Ô capitaine ! Mon capitaine ! Mais que de reliures, que d’ouvrages dans votre boutique !
Ce sont, en effet, plusieurs siècles d’histoire, pas moins, qui vous contemplent, là, au cœur de Dijon, dans la librairie Le Meur de la place du Théâtre.
A sa tête, un passionné, Christian Le Meur, troisième du nom dans cette fantastique aventure littéraire. Un véritable Indiana Jones du livre qui n’a pas son pareil pour dénicher d’improbables merveilles.
Tout avait pourtant mal commencé pour notre libraire.
Dès l’enfance, un jour, disons pas comme un autre, le petit Christian Le Meur s’emploie avec ferveur à mettre en charpie un authentique album de Tintin en noir et blanc. Rien qu’à évoquer l’affaire près de six décennies plus tard, il en aurait presque la moustache toute hérissée. Il faut dire que par la suite, bien que tombé dans la marmite dès sa naissance – son grand-père avait lui-même racheté cette librairie en 1936 avant que son père n’en reprenne le flambeau – il refuse de suivre cette voie. « Parce que j’avais juste le goût du livre, sans plus » se justifie-t-il. Il n’hésite pas à quitter la capitale des Ducs pour partir étudier à Paris. Il décroche sa licence de gestion et profite goulûment de la vie, avant que le service militaire ne le tire par les bretelles.
Devenu un homme, cruel dilemme, il doit « choisir un métier et non pas trouver du travail comme aujourd’hui ». Et c’est en 1975, que le miracle a lieu. Christian Le Meur entre finalement de son plein gré dans la danse familiale. Grâce à lui, la boutique, dont la renommée n’est déjà plus à faire, poursuit tranquillement sa route. L’impétrant s’initie, apprend tout le jargon, les moindres ficelles du métier, et développe une expertise exponentielle et avérée dans son domaine.
Si bien que la librairie regorge de joyaux, de recoins où s’accumulent des œuvres d’un autre temps, vestiges d’un patrimoine local et national.
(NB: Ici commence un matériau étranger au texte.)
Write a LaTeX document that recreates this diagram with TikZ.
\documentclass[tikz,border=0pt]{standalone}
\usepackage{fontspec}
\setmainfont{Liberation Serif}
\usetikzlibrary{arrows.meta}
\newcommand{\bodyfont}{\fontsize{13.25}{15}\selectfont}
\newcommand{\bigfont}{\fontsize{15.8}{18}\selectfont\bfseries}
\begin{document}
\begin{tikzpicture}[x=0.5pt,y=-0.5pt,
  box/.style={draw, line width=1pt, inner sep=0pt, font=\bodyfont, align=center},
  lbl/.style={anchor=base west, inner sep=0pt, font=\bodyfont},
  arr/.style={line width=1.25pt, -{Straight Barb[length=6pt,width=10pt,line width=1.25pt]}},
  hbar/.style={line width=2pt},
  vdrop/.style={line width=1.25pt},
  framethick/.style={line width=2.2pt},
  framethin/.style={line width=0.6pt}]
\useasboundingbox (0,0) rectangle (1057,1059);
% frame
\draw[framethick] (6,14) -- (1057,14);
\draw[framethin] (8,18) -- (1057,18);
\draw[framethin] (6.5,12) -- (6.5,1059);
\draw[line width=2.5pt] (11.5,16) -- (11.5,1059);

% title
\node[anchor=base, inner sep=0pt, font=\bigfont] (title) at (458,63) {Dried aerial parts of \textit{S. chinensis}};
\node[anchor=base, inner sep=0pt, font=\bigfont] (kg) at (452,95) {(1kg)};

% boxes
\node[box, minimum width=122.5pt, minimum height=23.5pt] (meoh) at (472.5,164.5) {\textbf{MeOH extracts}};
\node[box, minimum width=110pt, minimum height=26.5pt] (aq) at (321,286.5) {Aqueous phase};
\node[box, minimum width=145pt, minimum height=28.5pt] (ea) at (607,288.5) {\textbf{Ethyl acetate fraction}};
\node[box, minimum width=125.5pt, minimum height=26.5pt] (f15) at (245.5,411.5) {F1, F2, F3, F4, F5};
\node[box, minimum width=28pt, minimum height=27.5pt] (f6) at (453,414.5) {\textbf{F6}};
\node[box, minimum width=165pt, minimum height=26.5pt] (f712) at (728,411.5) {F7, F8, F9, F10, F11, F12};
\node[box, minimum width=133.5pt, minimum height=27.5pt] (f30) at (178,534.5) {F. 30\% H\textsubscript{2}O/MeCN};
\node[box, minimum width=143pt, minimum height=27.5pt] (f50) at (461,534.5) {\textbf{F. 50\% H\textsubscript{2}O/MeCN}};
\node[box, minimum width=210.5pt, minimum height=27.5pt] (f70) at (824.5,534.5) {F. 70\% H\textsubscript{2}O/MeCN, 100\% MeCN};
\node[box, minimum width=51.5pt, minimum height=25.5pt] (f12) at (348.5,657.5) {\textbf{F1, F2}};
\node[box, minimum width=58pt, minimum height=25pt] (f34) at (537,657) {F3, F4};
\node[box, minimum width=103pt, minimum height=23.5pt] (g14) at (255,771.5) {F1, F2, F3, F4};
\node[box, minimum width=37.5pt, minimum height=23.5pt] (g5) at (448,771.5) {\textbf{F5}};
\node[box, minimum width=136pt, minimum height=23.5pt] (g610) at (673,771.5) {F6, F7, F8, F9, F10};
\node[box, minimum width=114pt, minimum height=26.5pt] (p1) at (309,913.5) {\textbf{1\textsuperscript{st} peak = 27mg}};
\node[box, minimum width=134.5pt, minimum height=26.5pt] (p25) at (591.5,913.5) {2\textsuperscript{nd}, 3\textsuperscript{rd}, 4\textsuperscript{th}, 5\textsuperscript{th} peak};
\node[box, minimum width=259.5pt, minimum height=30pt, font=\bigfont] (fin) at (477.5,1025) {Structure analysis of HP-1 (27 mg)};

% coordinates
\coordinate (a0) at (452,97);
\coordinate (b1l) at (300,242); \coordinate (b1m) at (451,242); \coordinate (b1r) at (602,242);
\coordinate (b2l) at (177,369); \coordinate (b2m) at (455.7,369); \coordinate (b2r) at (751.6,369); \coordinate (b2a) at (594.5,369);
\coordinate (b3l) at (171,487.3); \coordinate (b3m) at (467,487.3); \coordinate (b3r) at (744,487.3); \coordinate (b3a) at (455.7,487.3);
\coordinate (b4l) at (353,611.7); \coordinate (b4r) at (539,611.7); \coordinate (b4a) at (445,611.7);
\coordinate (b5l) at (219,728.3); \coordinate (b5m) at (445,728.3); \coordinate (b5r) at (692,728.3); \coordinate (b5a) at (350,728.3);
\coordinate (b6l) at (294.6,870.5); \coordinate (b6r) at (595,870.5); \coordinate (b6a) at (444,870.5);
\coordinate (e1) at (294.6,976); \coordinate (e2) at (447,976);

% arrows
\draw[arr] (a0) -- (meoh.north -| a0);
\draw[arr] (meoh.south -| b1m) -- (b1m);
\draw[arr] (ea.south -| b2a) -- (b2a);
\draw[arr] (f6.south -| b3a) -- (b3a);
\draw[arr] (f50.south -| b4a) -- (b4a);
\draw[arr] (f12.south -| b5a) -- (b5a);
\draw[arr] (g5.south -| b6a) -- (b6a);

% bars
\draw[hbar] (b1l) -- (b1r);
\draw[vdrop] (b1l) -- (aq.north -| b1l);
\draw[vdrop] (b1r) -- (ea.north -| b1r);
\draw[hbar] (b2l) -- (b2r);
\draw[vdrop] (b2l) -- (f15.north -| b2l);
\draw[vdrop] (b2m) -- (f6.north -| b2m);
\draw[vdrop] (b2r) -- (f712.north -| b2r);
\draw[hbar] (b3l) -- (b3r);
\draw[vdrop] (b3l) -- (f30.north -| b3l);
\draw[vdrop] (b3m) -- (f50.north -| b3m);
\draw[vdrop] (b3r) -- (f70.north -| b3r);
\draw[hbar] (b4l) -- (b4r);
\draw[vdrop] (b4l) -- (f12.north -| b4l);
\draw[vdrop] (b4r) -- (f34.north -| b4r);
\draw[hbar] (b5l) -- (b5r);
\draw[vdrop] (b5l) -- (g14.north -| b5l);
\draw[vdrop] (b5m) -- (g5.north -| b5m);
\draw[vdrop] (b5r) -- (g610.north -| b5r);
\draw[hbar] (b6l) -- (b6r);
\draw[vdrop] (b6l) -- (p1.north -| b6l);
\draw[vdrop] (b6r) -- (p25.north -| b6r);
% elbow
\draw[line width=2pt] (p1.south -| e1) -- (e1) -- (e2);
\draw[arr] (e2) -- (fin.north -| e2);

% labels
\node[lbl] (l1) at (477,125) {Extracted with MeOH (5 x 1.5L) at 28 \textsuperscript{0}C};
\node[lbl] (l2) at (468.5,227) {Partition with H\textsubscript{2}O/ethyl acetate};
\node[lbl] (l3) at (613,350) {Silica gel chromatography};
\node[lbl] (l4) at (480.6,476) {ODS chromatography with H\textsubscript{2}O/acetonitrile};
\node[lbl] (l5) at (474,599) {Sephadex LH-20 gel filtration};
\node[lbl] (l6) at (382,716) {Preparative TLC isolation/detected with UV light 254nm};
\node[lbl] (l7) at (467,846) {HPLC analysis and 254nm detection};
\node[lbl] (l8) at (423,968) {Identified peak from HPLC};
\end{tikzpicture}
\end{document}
Le plus étonnant étant la capacité du tenant des lieux à raconter d’un air malicieux maintes anecdotes croustillantes et émouvantes sur l’histoire de ces ‘grimoires’ tantôt manuscrits, tantôt imprimés.
Ainsi explique-t-il comment certains ouvrages étaient parfois recouverts de cuir de peau humaine. « Jusqu’au 19e, médecins et chirurgiens avaient pour habitude de faire relier leur livre avec la peau de cadavres, on y trouve souvent le nom des indigents qui ont servi à fabriquer la reliure. C’est peut-être choquant aujourd’hui, cela ne l’était pas à l’époque. » Et combien ça coûte ? « La peau des fesses ! » répond-t-il avec espièglerie.
Un beau jour, il aura la chance d’être désigné dans le testament d’un archéologue collectionneur. « Il y proposait à 7 librairies, 6 parisiennes et la mienne, de racheter sa collection. J’ai tout récupéré, y compris les ossements. » En effet, au fond de la boutique, non loin du petit atelier qui lui permet de restaurer ses trésors, quelques crânes vous saluent au passage, coincés dans les hauteurs des étagères. « Un petit clin d’œil aux ‘vanités’ des écrivains : ces crânes leur rappelaient l’aspect transitoire de la vie humaine. »
Et puis il y a les escrocs qui ne manquent pas dans le milieu. Christian Le Meur veille au grain. Même ce prêtre défroqué qui s’était présenté à lui après avoir revendu nombres de livres pillés dans son diocèse d’Autun, pourrait en témoigner…
En bref, le personnage vaut le détour. Les Dijonnais hésitent, écrasent leur nez sur la vitrine mais n’entrent pas. Ils ont tort, car s’ils peuvent parfois s’envoler pour certains ouvrages multiséculaires en exemplaire unique, les tarifs de vente commencent à cinq euros et les récits du maître des lieux eux, n’ont pas de prix.